National’s plan to extend this isn’t the first time authorities have dabbled in banning patches from all public spaces.

Whanganui District Council also passed a bylaw in 2009 which prohibited gang insignia in the district.

A response to violent gang clashes

The mayor at the time, Michael Laws, said the bylaw was a response to increasing gang tensions in the district, mostly between the Mongrel Mob, Hells Angels and Black Power.

A 2007 referendum showed most voters in Whanganui supported a ban on gang patches, with 65% of people in favour of the move.

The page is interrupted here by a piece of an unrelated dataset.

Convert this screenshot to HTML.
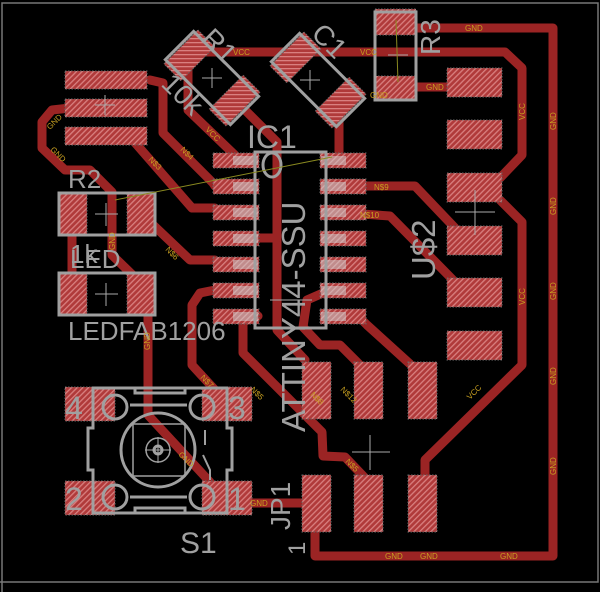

A bill was introduced in Parliament that year, proposing to give Whanganui District Council the power to ban gang insignia in specified areas.

The Wanganui District Council (Prohibition of Gang Insignia) Act eventually passed in 2009.

Labour, the Green Party, the Māori Party and Progressive Party all opposed the bill in its final reading, as did two of ACT’s MPs, Heather Roy and Roger Douglas.

ACT’s three other MPs — Rodney Hide, David Garrett and John Boscawen — voted for the bill, which proved crucial given it only passed by 62 to 59.

First arrest in September 2009

Whanganui District Council passed its bylaw in July 2009. It meant people could be fined up to $2000 for wearing gang insignia in public.

The ban on gang patches in public then came into effect on September 1, with police making their first arrest under the bylaw that same day. A 21-year-old was stopped for speeding and arrested for wearing a gang patch.

There were 13 prosecutions for wearing gang insignia in the first nine months of the bylaw.

Hells Angels seek judicial review

A year after the council passed its bylaw, the Hells Angels sought a judicial review of the ban, saying the bylaw was invalid.

Justice Denis Clifford agreed.

His High Court judgment found the bylaw didn’t specify which public spaces the ban applied, making it invalid under national law.

National to attempt wider ban on gang patches

The incoming government is planning a new raft of measures against gangs.

National wants to make it illegal to wear gang patches in all public places. Its full policy document says tattoos will be exempt from this, although as mentioned earlier, National MPs are already making noises about gang members having to cover up tattoos.

As well as the patch ban, National wants to give police the power to stop gangs gathering in public and to stop gang offenders from communicating with each other.

National would also give police greater powers to search gang members for firearms and make gang membership an aggravating factor at sentencing. These proposed new laws are part of National’s 100-day action plan.

National’s potential coalition partners have not promised a ban on gang patches but have released other policies aimed at gangs.

ACT wants Gang Control Orders, as well as increased police powers to seize assets of gang members found with illegal firearms.

New Zealand First, meanwhile, wants to fund tattoo removal for rehabilitated gang members in prison and create gang-only prisons to reduce recruitment of new gang members. The party also wants gangs designated as terrorist organisations.

Senior Mongrel Mob member Harry Tam has previously said such policies won’t address the root causes of gang violence.

He told Breakfast in June that “we can’t actually arrest our way out of this problem”.

"This problem has been ongoing for decades, and I haven't seen a policy that actually addresses the causes of gang membership."